With the 993 B-Turbo, the over boost regulation is done using a wastegate which is controlled by the DME control box. To increase the boost rate in a B-Turbo therefore, reprogramming of the DME unit is required. The 993 B-Turbo S-version, with 430 hp vs. 408hp, is a case in point.

An ideal solution would be to have two (twin) Turbos of a small to medium size. Porsche demonstrated this feature on the 1986 959 model by putting two (twin) turbos in sequence, minimizing turbo-lag. Unfortunately, to do it right was very costly, and it was decided not to incorporate this feature into production models.

Beginning with the 993 B-Turbo, two medium sized Turbos are used. Additionally, engine size was increased, compression was raised, and a more effective ignition and fuel injection was incorporated. This, combined with the ratios available in a 6-speed gearbox, virtually eliminated the turbo-lag.

There are, of course, many enhancements that can contribute to improvements in turbocharging performance. These include sport intercoolers with greater cooling capacity, fuel enrichment systems, and improvements to the flow rate of the turbocharger housings.
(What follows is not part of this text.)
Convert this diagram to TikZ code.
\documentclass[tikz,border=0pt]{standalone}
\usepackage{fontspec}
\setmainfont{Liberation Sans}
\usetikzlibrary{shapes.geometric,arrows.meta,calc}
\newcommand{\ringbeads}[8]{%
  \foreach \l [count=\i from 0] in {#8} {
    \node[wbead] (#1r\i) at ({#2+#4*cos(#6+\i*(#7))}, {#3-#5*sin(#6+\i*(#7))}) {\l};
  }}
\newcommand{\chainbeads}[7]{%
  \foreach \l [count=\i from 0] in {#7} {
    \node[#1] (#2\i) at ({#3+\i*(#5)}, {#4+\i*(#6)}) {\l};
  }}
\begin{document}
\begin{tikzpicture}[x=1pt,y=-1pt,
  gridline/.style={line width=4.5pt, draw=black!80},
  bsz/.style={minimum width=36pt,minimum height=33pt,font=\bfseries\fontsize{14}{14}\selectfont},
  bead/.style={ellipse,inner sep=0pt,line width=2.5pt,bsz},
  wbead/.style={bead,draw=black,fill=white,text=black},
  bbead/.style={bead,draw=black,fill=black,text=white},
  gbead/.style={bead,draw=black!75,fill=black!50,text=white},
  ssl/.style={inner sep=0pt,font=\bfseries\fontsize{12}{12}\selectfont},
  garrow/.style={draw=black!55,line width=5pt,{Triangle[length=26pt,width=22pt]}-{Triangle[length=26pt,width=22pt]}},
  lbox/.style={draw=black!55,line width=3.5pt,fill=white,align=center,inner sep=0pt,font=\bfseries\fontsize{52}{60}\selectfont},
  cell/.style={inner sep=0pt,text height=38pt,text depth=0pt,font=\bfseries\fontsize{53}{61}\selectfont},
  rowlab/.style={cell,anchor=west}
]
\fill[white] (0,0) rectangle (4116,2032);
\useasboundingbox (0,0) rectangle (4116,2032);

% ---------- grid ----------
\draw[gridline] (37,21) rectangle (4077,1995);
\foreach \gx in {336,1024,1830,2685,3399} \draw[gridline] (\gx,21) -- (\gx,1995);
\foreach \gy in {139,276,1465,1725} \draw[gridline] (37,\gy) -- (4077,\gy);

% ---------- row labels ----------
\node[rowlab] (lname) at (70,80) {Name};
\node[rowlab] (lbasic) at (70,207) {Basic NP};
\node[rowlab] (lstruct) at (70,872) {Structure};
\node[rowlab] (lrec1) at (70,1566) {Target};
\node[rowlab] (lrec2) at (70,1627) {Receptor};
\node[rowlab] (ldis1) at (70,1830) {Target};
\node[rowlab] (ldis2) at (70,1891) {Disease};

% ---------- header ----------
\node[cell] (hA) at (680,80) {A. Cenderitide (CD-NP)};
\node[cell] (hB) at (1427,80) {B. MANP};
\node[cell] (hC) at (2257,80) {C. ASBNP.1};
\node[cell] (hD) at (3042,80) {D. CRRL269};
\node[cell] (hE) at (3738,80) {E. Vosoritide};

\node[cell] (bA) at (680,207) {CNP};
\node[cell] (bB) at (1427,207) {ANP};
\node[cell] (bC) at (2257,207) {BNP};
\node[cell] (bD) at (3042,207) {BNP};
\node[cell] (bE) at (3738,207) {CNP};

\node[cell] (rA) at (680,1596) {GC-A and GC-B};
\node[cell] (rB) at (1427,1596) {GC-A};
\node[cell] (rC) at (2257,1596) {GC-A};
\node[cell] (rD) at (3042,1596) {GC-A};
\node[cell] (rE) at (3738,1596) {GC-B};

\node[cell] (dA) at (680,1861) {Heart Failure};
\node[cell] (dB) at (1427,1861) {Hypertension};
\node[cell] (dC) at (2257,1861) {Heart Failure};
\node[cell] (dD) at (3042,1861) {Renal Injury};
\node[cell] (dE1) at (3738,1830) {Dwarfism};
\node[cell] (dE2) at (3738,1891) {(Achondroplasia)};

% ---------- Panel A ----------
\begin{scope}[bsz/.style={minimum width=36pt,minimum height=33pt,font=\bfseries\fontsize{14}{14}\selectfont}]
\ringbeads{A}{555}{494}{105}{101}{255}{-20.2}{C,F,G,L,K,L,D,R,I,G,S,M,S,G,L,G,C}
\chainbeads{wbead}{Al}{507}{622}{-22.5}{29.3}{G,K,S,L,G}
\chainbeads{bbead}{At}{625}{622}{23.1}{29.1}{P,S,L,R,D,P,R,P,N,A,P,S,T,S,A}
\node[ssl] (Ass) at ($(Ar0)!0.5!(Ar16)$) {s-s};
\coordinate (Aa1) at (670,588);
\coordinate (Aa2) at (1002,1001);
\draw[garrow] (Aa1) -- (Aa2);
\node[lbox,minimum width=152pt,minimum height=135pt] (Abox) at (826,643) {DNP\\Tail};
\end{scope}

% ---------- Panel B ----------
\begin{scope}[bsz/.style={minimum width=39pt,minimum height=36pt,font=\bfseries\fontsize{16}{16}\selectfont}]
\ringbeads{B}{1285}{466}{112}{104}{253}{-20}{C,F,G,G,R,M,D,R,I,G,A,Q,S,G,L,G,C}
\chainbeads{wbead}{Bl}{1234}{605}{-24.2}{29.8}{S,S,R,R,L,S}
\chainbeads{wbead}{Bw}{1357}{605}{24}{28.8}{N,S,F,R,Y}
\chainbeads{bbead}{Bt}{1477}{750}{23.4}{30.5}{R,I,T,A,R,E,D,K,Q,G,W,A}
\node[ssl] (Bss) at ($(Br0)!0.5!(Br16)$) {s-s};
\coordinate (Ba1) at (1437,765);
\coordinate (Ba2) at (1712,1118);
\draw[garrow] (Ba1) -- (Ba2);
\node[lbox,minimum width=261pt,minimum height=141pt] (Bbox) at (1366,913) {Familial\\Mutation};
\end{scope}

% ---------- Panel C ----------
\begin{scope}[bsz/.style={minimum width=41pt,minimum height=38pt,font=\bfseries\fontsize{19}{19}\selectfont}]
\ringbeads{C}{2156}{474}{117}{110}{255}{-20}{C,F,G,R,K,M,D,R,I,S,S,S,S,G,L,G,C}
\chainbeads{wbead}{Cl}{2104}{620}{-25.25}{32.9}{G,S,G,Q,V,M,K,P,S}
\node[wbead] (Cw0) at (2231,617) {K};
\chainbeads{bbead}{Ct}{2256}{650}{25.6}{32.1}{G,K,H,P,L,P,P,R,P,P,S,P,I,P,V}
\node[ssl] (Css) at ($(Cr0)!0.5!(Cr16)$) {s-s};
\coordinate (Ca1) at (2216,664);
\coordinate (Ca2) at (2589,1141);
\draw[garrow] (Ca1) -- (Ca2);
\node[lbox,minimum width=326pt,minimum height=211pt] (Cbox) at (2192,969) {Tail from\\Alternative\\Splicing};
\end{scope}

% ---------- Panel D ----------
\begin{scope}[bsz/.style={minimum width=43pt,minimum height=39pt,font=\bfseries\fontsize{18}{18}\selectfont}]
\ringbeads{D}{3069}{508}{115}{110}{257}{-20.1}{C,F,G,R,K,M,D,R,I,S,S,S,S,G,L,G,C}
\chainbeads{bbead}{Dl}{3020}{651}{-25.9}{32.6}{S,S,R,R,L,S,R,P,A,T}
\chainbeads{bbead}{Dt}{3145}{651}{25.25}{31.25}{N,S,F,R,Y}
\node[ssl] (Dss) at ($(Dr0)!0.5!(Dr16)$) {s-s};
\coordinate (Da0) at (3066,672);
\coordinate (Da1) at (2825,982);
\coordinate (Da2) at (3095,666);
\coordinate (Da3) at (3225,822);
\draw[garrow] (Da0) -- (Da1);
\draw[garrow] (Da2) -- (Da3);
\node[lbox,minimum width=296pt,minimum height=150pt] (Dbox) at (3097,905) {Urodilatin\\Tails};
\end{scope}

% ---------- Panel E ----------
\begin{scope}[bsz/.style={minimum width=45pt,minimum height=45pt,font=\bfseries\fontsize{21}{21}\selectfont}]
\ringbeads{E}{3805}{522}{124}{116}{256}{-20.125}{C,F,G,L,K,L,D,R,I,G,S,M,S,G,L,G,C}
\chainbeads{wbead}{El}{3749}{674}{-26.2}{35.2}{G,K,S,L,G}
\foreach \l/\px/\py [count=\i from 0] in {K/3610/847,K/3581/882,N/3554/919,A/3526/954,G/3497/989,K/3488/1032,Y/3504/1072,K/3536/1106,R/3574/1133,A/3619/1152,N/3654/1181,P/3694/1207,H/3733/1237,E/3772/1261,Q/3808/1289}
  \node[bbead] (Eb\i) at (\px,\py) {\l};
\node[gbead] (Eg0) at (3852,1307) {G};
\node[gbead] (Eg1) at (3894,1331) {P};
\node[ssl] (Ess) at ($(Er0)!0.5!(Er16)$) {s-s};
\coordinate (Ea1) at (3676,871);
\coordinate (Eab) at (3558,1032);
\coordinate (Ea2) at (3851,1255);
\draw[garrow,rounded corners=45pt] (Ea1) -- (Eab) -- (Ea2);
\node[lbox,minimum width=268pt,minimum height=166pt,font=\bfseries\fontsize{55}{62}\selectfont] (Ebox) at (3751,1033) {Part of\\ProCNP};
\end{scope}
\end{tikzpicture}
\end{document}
The bottom line is this: bigger in not necessarily better for your street turbo! Yes, there are turbochargers that are an improvement over stock, but bolting a K-31 on your otherwise stock-motor will do nothing for the driveability of your car despite the fact that it may add some horsepower to the top-end of your rpm range. To achieve this top-end you will compromise power in the low to mid-range power band and on the street this is where you need it. When was the last time you wished you have more kick at 140 mph?